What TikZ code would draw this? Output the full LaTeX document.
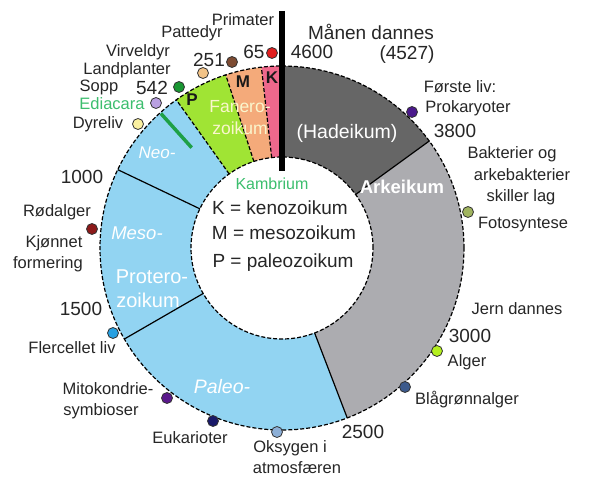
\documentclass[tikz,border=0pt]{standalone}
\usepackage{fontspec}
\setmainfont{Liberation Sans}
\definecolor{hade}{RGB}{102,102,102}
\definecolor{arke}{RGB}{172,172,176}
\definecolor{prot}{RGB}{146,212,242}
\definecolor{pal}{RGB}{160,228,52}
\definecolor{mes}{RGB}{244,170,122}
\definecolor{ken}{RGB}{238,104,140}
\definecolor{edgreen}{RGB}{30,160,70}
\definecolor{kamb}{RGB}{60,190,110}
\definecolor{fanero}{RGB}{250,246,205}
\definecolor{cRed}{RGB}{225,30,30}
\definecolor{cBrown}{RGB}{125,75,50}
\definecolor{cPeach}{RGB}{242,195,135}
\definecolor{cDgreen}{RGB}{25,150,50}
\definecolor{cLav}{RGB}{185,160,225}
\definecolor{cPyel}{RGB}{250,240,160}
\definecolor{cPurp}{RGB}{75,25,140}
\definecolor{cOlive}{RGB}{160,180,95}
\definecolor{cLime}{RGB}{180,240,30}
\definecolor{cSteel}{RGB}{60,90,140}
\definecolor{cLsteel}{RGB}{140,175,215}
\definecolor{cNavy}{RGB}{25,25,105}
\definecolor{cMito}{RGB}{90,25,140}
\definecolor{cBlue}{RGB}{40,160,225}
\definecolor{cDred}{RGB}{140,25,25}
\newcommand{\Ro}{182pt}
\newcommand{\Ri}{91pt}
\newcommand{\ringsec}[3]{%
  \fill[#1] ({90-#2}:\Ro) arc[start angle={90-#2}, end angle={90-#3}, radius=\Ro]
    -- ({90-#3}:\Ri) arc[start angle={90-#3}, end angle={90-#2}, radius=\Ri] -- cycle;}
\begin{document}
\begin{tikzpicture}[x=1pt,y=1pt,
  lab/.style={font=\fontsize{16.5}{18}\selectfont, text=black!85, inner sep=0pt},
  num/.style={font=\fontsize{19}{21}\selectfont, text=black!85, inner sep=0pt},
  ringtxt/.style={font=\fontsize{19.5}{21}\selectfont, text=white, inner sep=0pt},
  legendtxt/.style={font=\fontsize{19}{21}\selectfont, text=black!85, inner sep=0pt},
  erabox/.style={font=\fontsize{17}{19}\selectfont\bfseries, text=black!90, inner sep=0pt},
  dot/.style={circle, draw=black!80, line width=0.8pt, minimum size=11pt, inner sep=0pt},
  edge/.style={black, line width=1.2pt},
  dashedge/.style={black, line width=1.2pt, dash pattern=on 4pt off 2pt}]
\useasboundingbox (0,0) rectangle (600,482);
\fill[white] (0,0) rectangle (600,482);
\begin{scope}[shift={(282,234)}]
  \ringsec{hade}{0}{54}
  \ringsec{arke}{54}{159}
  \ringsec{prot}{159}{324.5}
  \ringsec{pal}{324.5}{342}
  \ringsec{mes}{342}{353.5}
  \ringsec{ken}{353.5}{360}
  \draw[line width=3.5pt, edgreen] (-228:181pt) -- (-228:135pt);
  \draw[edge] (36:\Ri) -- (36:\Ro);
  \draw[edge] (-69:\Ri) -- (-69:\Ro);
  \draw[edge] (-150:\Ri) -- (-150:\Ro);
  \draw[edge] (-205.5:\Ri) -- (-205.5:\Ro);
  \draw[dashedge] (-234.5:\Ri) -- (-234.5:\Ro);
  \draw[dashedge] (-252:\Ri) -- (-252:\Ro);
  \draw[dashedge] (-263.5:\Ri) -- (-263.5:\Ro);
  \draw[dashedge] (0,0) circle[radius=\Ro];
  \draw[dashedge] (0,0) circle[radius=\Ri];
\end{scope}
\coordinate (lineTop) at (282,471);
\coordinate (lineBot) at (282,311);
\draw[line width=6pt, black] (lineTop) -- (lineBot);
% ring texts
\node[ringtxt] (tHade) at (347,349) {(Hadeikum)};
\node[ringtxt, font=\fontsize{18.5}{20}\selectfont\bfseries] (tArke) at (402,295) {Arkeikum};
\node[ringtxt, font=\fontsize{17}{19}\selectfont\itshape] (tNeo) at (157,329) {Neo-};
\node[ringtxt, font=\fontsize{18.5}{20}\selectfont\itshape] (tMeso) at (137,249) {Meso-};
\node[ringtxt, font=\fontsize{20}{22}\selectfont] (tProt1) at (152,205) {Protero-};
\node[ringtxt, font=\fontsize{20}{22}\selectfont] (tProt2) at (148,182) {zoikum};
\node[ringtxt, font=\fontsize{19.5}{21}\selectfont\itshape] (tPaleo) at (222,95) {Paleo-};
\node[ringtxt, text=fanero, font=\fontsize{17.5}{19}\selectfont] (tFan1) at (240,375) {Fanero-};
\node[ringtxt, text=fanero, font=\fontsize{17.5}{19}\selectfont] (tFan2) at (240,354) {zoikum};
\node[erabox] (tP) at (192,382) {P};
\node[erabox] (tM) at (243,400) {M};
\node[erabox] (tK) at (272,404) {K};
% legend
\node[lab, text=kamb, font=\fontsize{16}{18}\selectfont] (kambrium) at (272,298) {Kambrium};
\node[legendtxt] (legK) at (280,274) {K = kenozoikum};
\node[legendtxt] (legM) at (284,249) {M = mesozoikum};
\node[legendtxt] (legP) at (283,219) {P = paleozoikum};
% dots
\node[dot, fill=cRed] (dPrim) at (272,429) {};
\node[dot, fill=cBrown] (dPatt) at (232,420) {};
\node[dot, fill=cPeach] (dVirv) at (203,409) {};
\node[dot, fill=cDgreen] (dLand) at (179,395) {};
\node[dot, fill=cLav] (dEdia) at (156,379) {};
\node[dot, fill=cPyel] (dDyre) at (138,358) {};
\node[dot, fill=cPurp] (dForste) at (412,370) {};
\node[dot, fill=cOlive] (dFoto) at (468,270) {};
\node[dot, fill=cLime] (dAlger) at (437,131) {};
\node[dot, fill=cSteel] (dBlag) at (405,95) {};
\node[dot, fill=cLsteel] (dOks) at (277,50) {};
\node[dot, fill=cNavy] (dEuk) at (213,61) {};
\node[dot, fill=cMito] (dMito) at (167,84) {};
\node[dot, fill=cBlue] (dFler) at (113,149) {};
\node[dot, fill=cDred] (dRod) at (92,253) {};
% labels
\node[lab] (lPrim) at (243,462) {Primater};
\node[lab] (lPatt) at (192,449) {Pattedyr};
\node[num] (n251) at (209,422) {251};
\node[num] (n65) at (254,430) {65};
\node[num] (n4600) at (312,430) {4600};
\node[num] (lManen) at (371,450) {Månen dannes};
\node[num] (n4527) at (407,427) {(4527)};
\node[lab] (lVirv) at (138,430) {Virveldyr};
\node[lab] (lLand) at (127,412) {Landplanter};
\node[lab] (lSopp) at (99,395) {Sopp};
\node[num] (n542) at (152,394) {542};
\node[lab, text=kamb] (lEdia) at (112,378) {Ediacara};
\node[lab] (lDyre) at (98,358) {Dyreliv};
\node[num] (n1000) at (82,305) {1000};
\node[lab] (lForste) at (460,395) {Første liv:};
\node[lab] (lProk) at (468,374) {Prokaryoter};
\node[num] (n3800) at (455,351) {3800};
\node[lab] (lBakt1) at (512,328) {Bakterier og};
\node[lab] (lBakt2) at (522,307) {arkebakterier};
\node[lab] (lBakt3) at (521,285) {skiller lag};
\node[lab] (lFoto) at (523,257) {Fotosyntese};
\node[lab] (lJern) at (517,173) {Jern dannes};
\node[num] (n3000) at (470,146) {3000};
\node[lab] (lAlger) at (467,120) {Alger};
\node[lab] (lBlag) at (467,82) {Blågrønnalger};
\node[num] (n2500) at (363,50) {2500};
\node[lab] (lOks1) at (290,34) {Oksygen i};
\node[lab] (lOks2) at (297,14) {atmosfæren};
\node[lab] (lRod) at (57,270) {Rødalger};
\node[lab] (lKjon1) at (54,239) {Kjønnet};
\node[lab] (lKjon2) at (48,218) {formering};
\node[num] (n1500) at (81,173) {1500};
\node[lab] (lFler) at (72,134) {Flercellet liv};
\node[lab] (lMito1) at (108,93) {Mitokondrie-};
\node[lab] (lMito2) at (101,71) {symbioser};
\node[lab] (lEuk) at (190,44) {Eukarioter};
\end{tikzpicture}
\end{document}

+--

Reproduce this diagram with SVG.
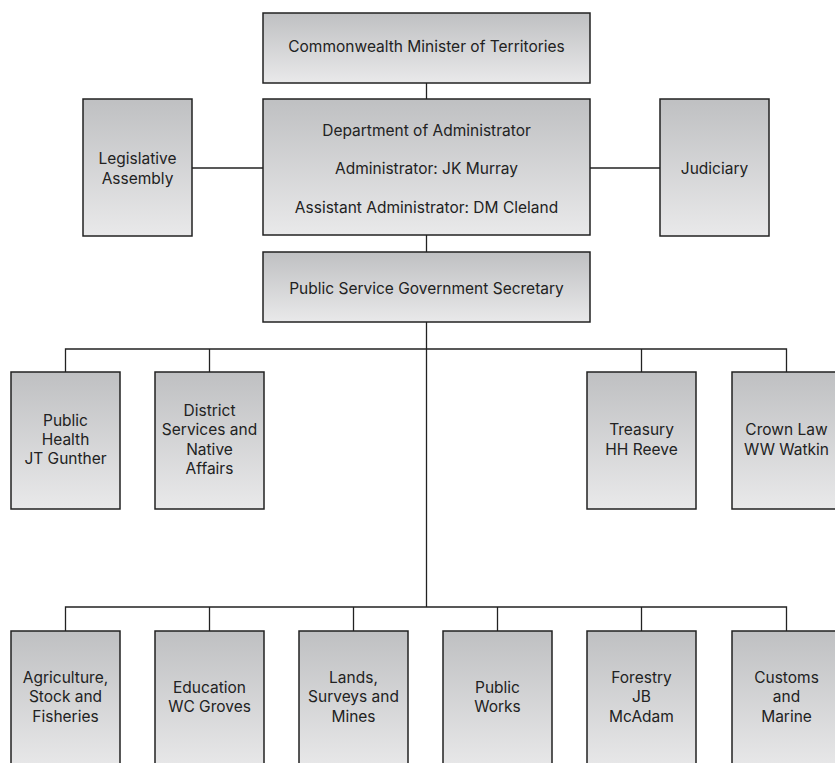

+--

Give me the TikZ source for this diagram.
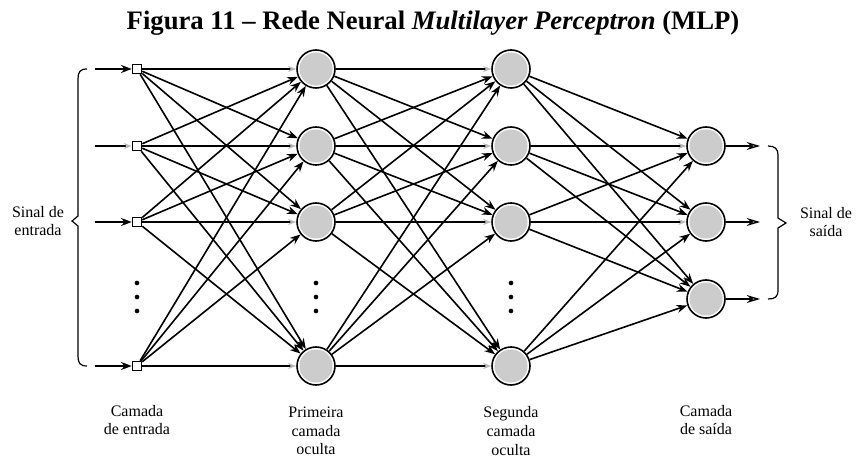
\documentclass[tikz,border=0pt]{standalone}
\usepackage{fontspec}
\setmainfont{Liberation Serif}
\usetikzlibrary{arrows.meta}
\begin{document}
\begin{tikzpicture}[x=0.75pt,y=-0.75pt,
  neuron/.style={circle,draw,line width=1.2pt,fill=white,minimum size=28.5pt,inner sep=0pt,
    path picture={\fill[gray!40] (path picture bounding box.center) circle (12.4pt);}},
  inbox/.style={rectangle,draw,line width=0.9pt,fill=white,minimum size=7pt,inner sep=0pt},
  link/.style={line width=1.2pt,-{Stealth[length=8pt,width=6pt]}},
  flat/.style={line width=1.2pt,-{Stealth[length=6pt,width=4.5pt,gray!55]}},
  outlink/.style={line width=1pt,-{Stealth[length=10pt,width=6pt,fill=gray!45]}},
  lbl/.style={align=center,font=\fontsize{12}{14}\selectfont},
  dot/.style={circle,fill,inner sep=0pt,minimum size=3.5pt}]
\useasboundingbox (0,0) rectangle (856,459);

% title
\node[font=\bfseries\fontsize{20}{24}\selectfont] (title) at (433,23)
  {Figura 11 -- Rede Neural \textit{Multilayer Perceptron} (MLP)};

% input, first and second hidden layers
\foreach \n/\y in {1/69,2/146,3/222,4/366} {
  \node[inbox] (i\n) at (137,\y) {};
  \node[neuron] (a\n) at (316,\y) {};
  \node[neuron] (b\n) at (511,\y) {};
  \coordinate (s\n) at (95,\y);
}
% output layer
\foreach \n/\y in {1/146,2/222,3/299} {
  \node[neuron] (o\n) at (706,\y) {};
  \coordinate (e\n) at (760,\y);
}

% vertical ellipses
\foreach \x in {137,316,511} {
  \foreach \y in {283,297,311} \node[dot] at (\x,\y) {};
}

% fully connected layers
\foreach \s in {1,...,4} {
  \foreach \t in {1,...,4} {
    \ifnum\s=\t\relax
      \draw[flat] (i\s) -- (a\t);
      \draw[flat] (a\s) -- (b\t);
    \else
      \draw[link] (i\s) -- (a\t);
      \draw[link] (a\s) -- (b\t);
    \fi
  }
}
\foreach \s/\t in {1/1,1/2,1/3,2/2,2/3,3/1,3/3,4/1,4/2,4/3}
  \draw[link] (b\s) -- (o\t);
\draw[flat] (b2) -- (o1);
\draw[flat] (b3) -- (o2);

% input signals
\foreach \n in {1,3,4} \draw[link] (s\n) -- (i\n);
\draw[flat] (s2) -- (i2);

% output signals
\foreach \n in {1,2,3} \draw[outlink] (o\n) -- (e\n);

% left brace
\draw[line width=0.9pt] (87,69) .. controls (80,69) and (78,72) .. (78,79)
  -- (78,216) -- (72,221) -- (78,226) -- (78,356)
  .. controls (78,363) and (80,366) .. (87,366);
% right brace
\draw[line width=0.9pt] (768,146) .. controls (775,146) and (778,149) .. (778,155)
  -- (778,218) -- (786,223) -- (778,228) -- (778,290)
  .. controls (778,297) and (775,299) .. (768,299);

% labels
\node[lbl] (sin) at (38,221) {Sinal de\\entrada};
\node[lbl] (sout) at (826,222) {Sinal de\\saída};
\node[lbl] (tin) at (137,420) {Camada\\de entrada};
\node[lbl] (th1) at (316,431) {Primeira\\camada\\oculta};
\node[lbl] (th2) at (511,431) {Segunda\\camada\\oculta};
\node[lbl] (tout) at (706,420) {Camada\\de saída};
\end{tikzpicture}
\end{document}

+--

Work instructions
Go through the entries and return each line where the word "diagram" appears.

In response
Reproduce this diagram with SVG.
Give me the TikZ source for this diagram.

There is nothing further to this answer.